One concept that many developers that are new to Adobe CQ/Adobe Experience Manager seem to struggle with is the extension and reuse of page template components. While creating these templates can seem more like art than science, if you understand the basics of overriding and reusing JSPs, your job will be much easier.
Adobe CQ5 templates are essentially layouts for pages that allow for easy creation and organization of content to produce a consistent look and feel across your application. While designing your templates you should look at the desired end design and ask yourself: How can I break these pages down? What parts, if any, are the same across the entire site? Where does styling match across different pages and how can I use these similarities to reduce duplication of code?
When I have to build a template collection, I generally like to start out with a basepage template. This template is created with the intention to not actually use it to create any content pages but rather provide the groundwork for all other page templates. This means only including code that we can reasonably believe to be consistent across the entire site. This template should have at least:
- basepage.jsp - Contains <html> tags and includes head.jsp and body.jsp.
- body.jsp - Contains <body> tags and includes header.jsp, content.jsp, and footer.jsp.
- content.jsp - Contains paragraph system(s) for authoring content.
- footer.jsp - Contains markup for any footer content.
- head.jsp - Contains <head> tags.
- header.jsp - Contains markup for any header content.
- dialog - Standard dialog copied from /foundation/components/page with extra tabs added as needed for your application.

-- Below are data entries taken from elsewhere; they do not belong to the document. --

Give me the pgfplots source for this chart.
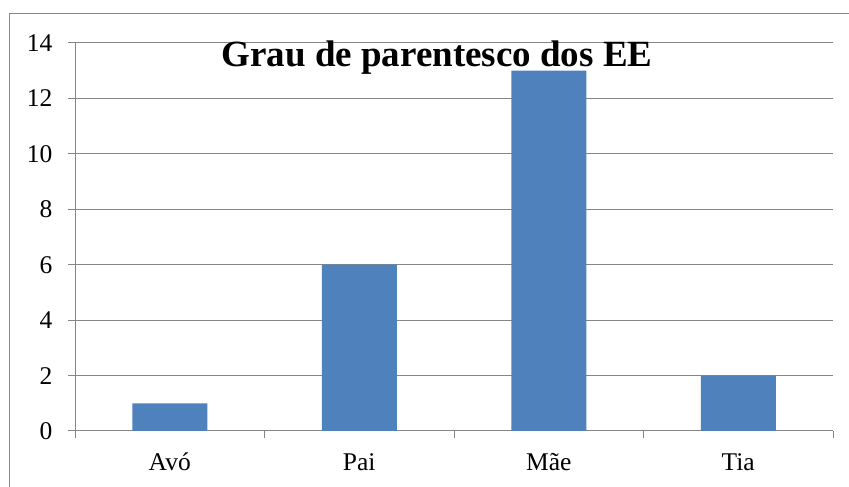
\documentclass[border=0pt]{standalone}
\usepackage{fontspec}
\setmainfont{Liberation Serif}
\usepackage{pgfplots}
\pgfplotsset{compat=1.18}
\definecolor{barblue}{HTML}{4F81BD}
\definecolor{gridgray}{HTML}{868686}

\begin{document}
\begin{tikzpicture}[x=1pt,y=1pt]
  \path[use as bounding box] (0,0) rectangle (849,487);
  \draw[gridgray, line width=1.2pt] (9.5,0) -- (9.5,473.5) -- (849,473.5);
  \begin{axis}[
    at={(75pt,56pt)}, anchor=south west,
    scale only axis, width=758pt, height=388pt,
    ybar, bar width=75pt,
    xmin=-0.5, xmax=3.5, ymin=0, ymax=14,
    xtick={-0.5,0.5,1.5,2.5,3.5},
    xticklabels={},
    extra x ticks={0,1,2,3},
    extra x tick labels={Avó, Pai, Mãe, Tia},
    extra x tick style={major tick length=0pt, grid=none,
      xticklabel style={anchor=base, yshift=-40pt}},
    ytick={0,2,...,14},
    axis x line=bottom, axis y line=left,
    axis line style={gridgray, line width=1pt, -},
    tick style={gridgray, line width=1pt},
    tick align=outside,
    major tick length=7pt,
    ymajorgrids,
    grid style={gridgray, line width=1pt},
    tick label style={font=\fontsize{25.5}{30}\selectfont, text=black},
    /pgf/number format/assume math mode=true,
    yticklabel style={xshift=-12pt},
  ]
    \addplot[fill=barblue, draw=none] coordinates {
      (0,1) (1,6) (2,13) (3,2)
    };
  \end{axis}
  \node[anchor=base, font=\fontsize{37}{42}\selectfont\bfseries] at (437,420) {Grau de parentesco dos EE};
\end{tikzpicture}
\end{document}
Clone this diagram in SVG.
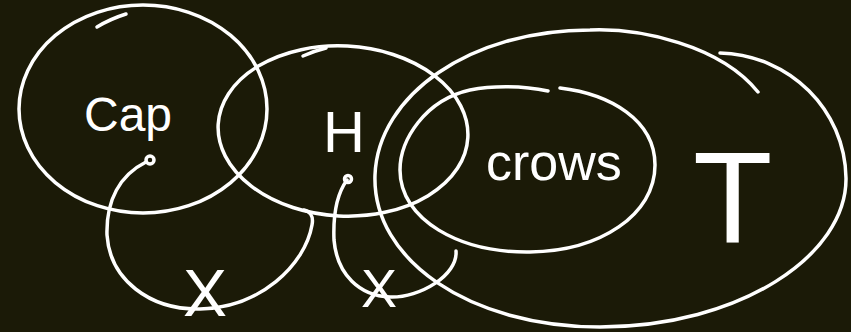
<svg xmlns="http://www.w3.org/2000/svg" width="851" height="332" viewBox="0 0 851 332">
<style>
.s{fill:none;stroke:#ffffff;stroke-width:3.5;stroke-linecap:round;stroke-linejoin:round}
.t{fill:#ffffff;font-family:"Liberation Sans",Arial,sans-serif}
</style>
<rect width="851" height="332" fill="#1b1a07"/>
<g id="cap">
<ellipse class="s" cx="143" cy="109" rx="124" ry="104"/>
<path class="s" d="M97 27 Q110 19 126 14"/>
<text class="t" x="84" y="131" font-size="48">Cap</text>
<circle class="s" cx="150" cy="160" r="4"/>
</g>
<g id="h">
<ellipse class="s" cx="343" cy="131" rx="125" ry="85" transform="rotate(3 343 131)"/>
<path class="s" d="M303 56 Q314 51 326 48"/>
<text class="t" x="323" y="152" font-size="58">H</text>
<circle class="s" cx="348" cy="179" r="3.5"/>
</g>
<g id="t">
<path class="s" d="M758 92 C720 45 640 28 590 30 C470 30 378 95 375 175 C372 260 470 327 600 327 C740 327 847 255 846 178 C845 110 790 55 720 53"/>
<text class="t" x="693" y="243" font-size="130">T</text>
</g>
<g id="crows">
<path class="s" d="M548 91 C520 85 490 86 470 90 C425 100 400 140 400 170 C400 220 460 253 530 252 C600 251 655 215 655 165 C655 120 610 94 560 88"/>
<text class="t" x="486" y="180" font-size="52">crows</text>
</g>
<g id="connectors">
<path class="s" d="M146 162 C120 175 106 200 107 235 C110 280 150 310 200 309 C260 308 305 265 312 225 C314 215 309 211 304 210"/>
<path class="s" d="M347 180 C336 195 333 215 334 240 C337 275 360 296 390 297 C420 298 458 275 456 251"/>
</g>
<g id="labels">
<text class="t" x="183" y="316" font-size="66">X</text>
<text class="t" x="361" y="307" font-size="54">X</text>
</g>
</svg>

In each of the above, any static content, styling, or html markup, would be inserted around the appropriate tags in the respective JSP from above. The idea is to only insert code that reasonably could be expected to be consistent across a good portion of the site. Below, using shades of blue, you can see how each JSP affects the overall look of the page.
Now that we have the basepage, we can produce the templates that will actually be used to produce pages. In doing so, we will be reusing as much code as we can by only overriding the JSPs that we have to. If we wanted to add a navigation bar to the left we could create the leftnavpage template, which would have basepage as a superType. We would then create:
- body.jsp - Like above, this would contain <body> tags and includes header.jsp, content.jsp, and footer.jsp. We would also add an include for leftnav.jsp.
- leftnav.jsp - The markup for the navigation bar on the left.
In addition, we would also add a new content.jsp. Since this is where content is authored into the parsys, content.jsp will often contain a lot of html markup specific to a particular look and feel for a set of pages. As such, almost every new template will have at least an overridden content.jsp. The following image shows what a page made with the leftnavpage template would look like with shades of red. Notice that since we didn't override header.jsp or footer.jsp, they are inherited from basepage thus the blue sections being displayed. And while we can't see from this image, basepage.jsp, head.jsp, and the dialog are also inherited.
Extending on the first example, if we wanted a page with a different header, we'd follow the same process as with leftnavpage but create a custom header.jsp in addition to body.jsp and content.jsp. We can visualize this below, seeing that header.jsp has been overridden but footer.jsp remains inherited (along with basepage.jsp, head.jsp, and the dialog).
While there may be other strategies for building Adobe CQ5 templates, the above is more intended to demonstrate by example how one can modularize template development. Hopefully these examples help to visualize how to plan and construct reusable template components with minimal code reproduction. Any questions, comments, or suggestions are appreciated.